Alegrías
02.07.2021
04.09.2021

Alegrías is the second solo show of Pablo Accinelli (Buenos Aires, 1983) at the gallery. The title refers to the liveliest of the flamenco dancing styles, whose musical scope is filled by sets of beats (and claps) that strongly mark its structure, and also the cadence of the movements of the dancing body. Through the festive character it emanates, the style calls for sharing, social reunion and the lightness that is characteristic to the experience of celebration. One could say that, in the context of the exhibition, the Alegrías serve both as a paradox and a background; the works do not only suggest the atmosphere of the event, but they also mirror, from the very beginning, the metrical accuracy, the repetition of the gesture, sometimes exhaustive, which makes certain elements and aspects transit between pieces and balance the works between different categories (there are sculptures that are paintings, paintings that are drawings, etc).
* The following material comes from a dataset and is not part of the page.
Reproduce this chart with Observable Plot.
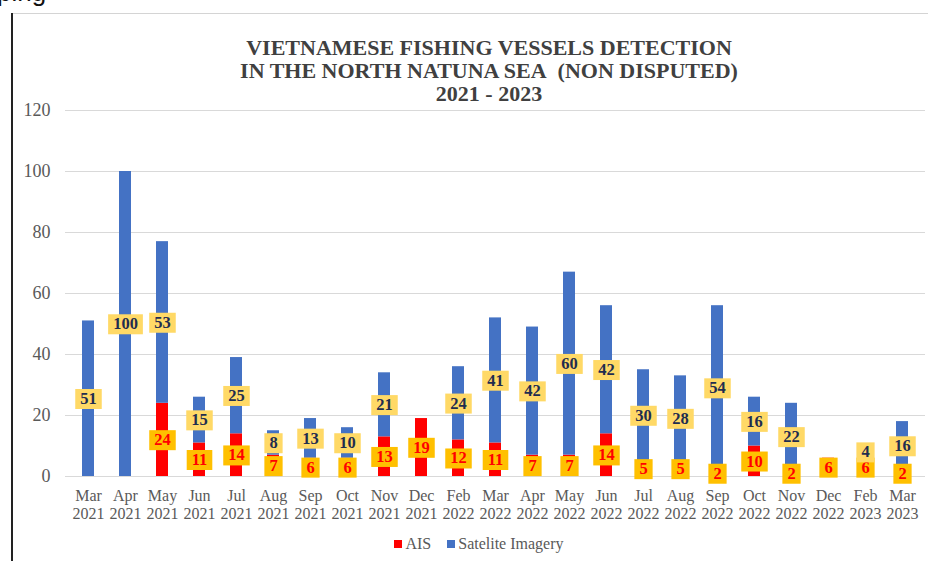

Objectively, the exhibition is composed by three independent and correlated moments. On the side walls, we find – symetrically displayed, 7 on each side – a series of 14 drawings of “dancing” clips on milimetric paper filled in and following one-on-one-off pattern, adding an unexpected tactile layer to the drawing, a kind of an embroidered texture that puts works in a transitional space, hard to name in terms of category. On the horizontal plane, the sculpture-bonfire, or a set of tridimensional paintings, expands the circular shape of the clip drawings (or vice-versa), now with 4,30 meters of diameter; one after the other, the 60 charcoal bags are juxtaposed to form the space of social union or just to ponctuate the metrics of time measurement, as it happens with the counting of a traditional watch – they are a bonfire and they are a watch, sculpture and painting, not one instead of the other, but both at the same time. Finally, both the circular form of the bonfire, as well as the content that transforms it, for example, in an object of time measurement, are mirrored in the front wall, from the perspective of who enters the gallery. The circular object, resembling an watch as well – composed by holes on the wall and three rods that could be revealing hours, minutes or seconds -, is vertically displayed, as painting and drawing are usually read; nevertheless, this object has a profound tactile nature that could be understood not only as a sculpture, but as something that could be perceived without the sense of sight.